Candid Thoughts on My 26th Birthday

I’m writing this the morning of my 26th birthday (January 15th) to make sure it comes from the heart and encompasses everything I’m feeling. I’ve typically been the type of person the doesn’t enjoy celebrating their birthday. I’ve always thrown parties and shit in the past, but deep down I was always sad and had the mentality that it was just another year I didn’t accomplish anything or live up to whatever stupid idea I had in my head about what I needed to be beside myself. This year feels wildly different.

I woke up this morning with tears in my eyes. Not sad tears either, these tears were pure love and happiness. The amount of love and gratitude that I feel this year is immeasurable. I’ve got some of my absolute best friends with me celebrating my birthday at a ridiculous Airbnb in Cancun. It’s truly insane how incredible this place is.

This actually all came together because I had this idea that I really wanted to take acid on a beach for my birthday this year, and I needed to find a way to make this cost-effective and bring my friends along for the ride. Thank you guys for indulging me. Today is the day that my birthday wish will come true. If you know me, you k pow I’ll be spending the rest of today with literally the biggest smile on my face.

I’m still having trouble putting into words what I experienced this past year. 25 was the most transformative year of my life and I don’t even think it comes close. So much change and growth have helped me feel more like myself than I ever have.

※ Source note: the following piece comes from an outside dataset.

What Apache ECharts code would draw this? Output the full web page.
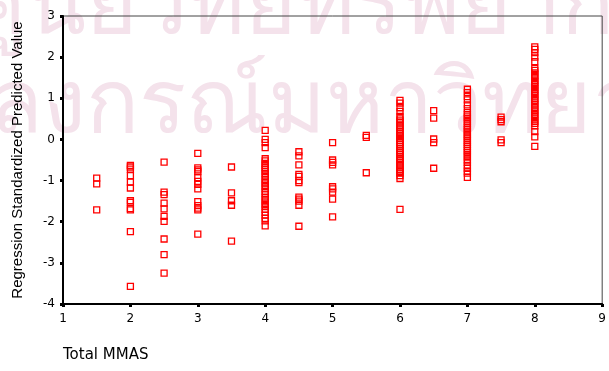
<!DOCTYPE html>
<html>
<head>
<meta charset="utf-8">
<script src="https://cdn.jsdelivr.net/npm/echarts@6/dist/echarts.min.js"></script>
<style>
  html, body { margin: 0; padding: 0; background: #fff; }
  #chart { width: 609px; height: 371px; }
</style>
</head>
<body>
<div id="chart"></div>
<script>
// Total MMAS score groups and the predicted values
const mmas15 = [-0.94, -1.08, -1.71];
const mmas20 = [-0.63, -0.67, -0.72, -0.88, -1.04, -1.18, -1.49, -1.53, -1.68, -1.71, -2.24, -3.57];
const mmas25 = [-0.55, -1.28, -1.34, -1.55, -1.69, -1.87, -1.99, -2.42, -2.8, -3.25];
const mmas30 = [-0.34, -0.69, -0.74, -0.78, -0.93, -1.02, -1.09, -1.2, -1.51, -1.61, -1.67, -1.71, -2.3];
const mmas35 = [-0.67, -1.3, -1.49, -1.6, -2.47];
const mmas40 = [0.22, 0.0, -0.08, -0.2, -0.47, -0.52, -0.58, -0.63, -0.68, -0.72, -0.78, -0.84, -0.9,
  -0.97, -1.03, -1.08, -1.14, -1.2, -1.27, -1.33, -1.4, -1.46, -1.52, -1.58, -1.63, -1.7, -1.77,
  -1.84, -1.92, -1.98, -2.1];
const mmas45 = [-0.3, -0.4, -0.62, -0.85, -0.9, -1.0, -1.05, -1.4, -1.45, -1.5, -1.6, -2.11];
const mmas50 = [-0.08, -0.5, -0.56, -0.62, -1.15, -1.2, -1.28, -1.45, -1.88];
const mmas55 = [0.1, 0.05, -0.81];
const mmas60 = [0.95, 0.88, 0.77, 0.68, 0.56, 0.5, 0.45, 0.4, 0.34, 0.3, 0.25, 0.2, 0.15, 0.1, 0.06,
  0.02, -0.03, -0.08, -0.12, -0.17, -0.22, -0.27, -0.31, -0.36, -0.41, -0.46, -0.5, -0.55, -0.6,
  -0.64, -0.69, -0.74, -0.78, -0.82, -0.88, -0.95, -1.7];
const mmas65 = [0.7, 0.52, 0.01, -0.08, -0.7];
const mmas70 = [1.22, 1.14, 1.04, 0.96, 0.84, 0.75, 0.65, 0.6, 0.55, 0.5, 0.44, 0.39, 0.33, 0.28,
  0.23, 0.18, 0.12, 0.08, 0.03, -0.02, -0.07, -0.12, -0.17, -0.22, -0.27, -0.32, -0.38, -0.43,
  -0.5, -0.56, -0.63, -0.7, -0.77, -0.82, -0.92];
const mmas75 = [0.54, 0.48, 0.43, -0.01, -0.08];
const mmas80 = [2.25, 2.19, 2.11, 2.0, 1.89, 1.73, 1.68, 1.62, 1.56, 1.5, 1.44, 1.39, 1.33, 1.28,
  1.22, 1.17, 1.11, 1.06, 1.0, 0.95, 0.89, 0.84, 0.78, 0.72, 0.67, 0.61, 0.56, 0.5, 0.44, 0.39,
  0.33, 0.19, 0.06, -0.17];

const scoreLevels = [1.5, 2, 2.5, 3, 3.5, 4, 4.5, 5, 5.5, 6, 6.5, 7, 7.5, 8];
const columns = [mmas15, mmas20, mmas25, mmas30, mmas35, mmas40, mmas45, mmas50,
  mmas55, mmas60, mmas65, mmas70, mmas75, mmas80];

const points = [];
scoreLevels.forEach((x, i) => {
  columns[i].forEach((y) => points.push([x, y]));
});

const chart = echarts.init(document.getElementById('chart'));

const axisFont = { fontFamily: 'DejaVu Sans', fontSize: 12, color: '#000' };
const watermarkColor = '#f4e2eb';

const option = {
  animation: false,
  backgroundColor: '#fff',
  grid: {
    left: 63,
    right: 2,
    top: 16,
    bottom: 67,
    show: true,
    borderColor: '#444',
    borderWidth: 1,
    backgroundColor: 'transparent',
  },
  graphic: [
    // faint background watermark
    {
      type: 'text',
      left: -30,
      top: -36,
      silent: true,
      z: -10,
      style: {
        text: 'ศูนย์วิทยทรัพยากร',
        fontSize: 88,
        fill: watermarkColor,
        fontFamily: 'Noto Sans, DejaVu Sans',
      },
    },
    {
      type: 'text',
      left: -172,
      top: 63,
      silent: true,
      z: -10,
      style: {
        text: 'จุฬาลงกรณ์มหาวิทยาลัย',
        fontSize: 88,
        fill: watermarkColor,
        fontFamily: 'Noto Sans, DejaVu Sans',
      },
    },
    {
      type: 'text',
      left: 63,
      top: 348,
      style: {
        text: 'Total MMAS',
        fontFamily: 'DejaVu Sans',
        fontSize: 15,
        fill: '#000',
      },
    },
  ],
  xAxis: {
    type: 'value',
    min: 1,
    max: 9,
    interval: 1,
    splitLine: { show: false },
    axisLine: { onZero: false, lineStyle: { color: '#000', width: 2 } },
    axisTick: { length: 3, lineStyle: { color: '#000', width: 3 } },
    axisLabel: Object.assign({ margin: 9, showMaxLabel: true }, axisFont),
  },
  yAxis: {
    type: 'value',
    min: -4,
    max: 3,
    interval: 1,
    name: 'Regression Standardized Predicted Value',
    nameLocation: 'middle',
    nameGap: 38,
    nameTextStyle: { fontFamily: 'Liberation Sans', fontSize: 15, color: '#000' },
    splitLine: { show: false },
    axisLine: { show: true, onZero: false, lineStyle: { color: '#000', width: 2 } },
    axisTick: { show: true, length: 3, lineStyle: { color: '#000', width: 3 } },
    axisLabel: Object.assign({ margin: 8 }, axisFont),
  },
  series: [
    {
      type: 'scatter',
      data: points,
      symbol: 'rect',
      symbolSize: 6,
      itemStyle: {
        color: 'rgba(255,255,255,0)',
        borderColor: '#ff0000',
        borderWidth: 1.3,
        opacity: 1,
      },
    },
  ],
};

chart.setOption(option);
</script>
</body>
</html>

Regardless of how cliche this sounds, if you would’ve told me last year that this is how I would feel and what I would be doing with my life I would’ve told you to go fuck yourself. 

This next year is about shedding even more parts of myself that aren’t actually me. I’m stepping farther into my authentic self. I feel younger now than I ever have. My inner child has stepped out with the wisdom of an old man and I feel unstoppable.

I can’t wait to see what this next year has in store. Both the highs and the lows. To everyone that has followed my journey thus far, and to my amazing friends and family that support me and love me, thank you.